SCHEMA_VERSIONstays at 1 and Phase B/C consumers see no delta. - Positive: cache is opt-out, not opt-in. The user does not have to know the cache exists to benefit from it.
- Negative: disk pressure under heavy sweeps. Mitigated by the 10 GiB default cap and
--cache-size-gb. A sweep that produces more than 10 GiB of unique encodes will see its oldest entries evicted; this is correct LRU behaviour but worth flagging to users with very large grids. - Negative: a corrupt cache directory (truncated blob, malformed meta JSON) currently surfaces as a miss-by-omission rather than a loud error. The miss is correct (we'll re-encode), but the underlying corruption is not surfaced. Acceptable trade-off for Phase A; revisit if it bites.
- Neutral / follow-ups:
- A
vmaf-tune cache prunesubcommand would let users explicitly reclaim disk without waiting for the nextput. Not shipped here; tracked as a low-priority follow-up. - The
adapter_versionstring is currently a manual field on each adapter.
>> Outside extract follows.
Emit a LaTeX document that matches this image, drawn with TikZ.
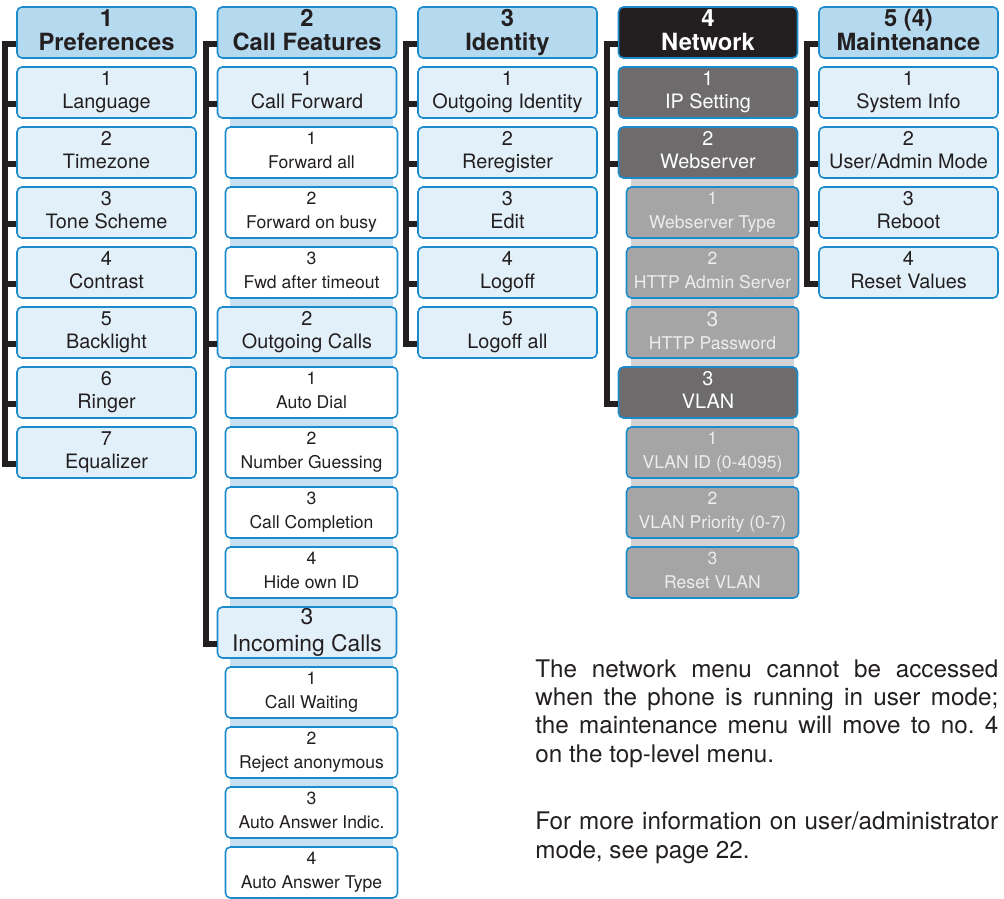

A future change to the adapter contract could fold the argv shape into a hash automatically — out of scope for this PR.
References¶
- ADR-0237 — vmaf-tune umbrella (parent).
- ADR-0028 — ADR-maintenance rule.
- ADR-0100 — project-wide doc-substance rule (the docs/usage update in this PR satisfies the per-surface bar).
- ADR-0108 — six deep-dive deliverables (all six accompany this PR).
- Source: user request 2026-05-03 — "add a content-addressed cache to vmaf-tune so that re-running a tune with overlapping (src, encoder, preset, CRF) tuples doesn't re-encode and re-score" with hard rules: do not bake cache content into JSONL rows, do not cache outside the requested cache-dir, do not skip the version components in the key (paraphrased per global user-quote rule).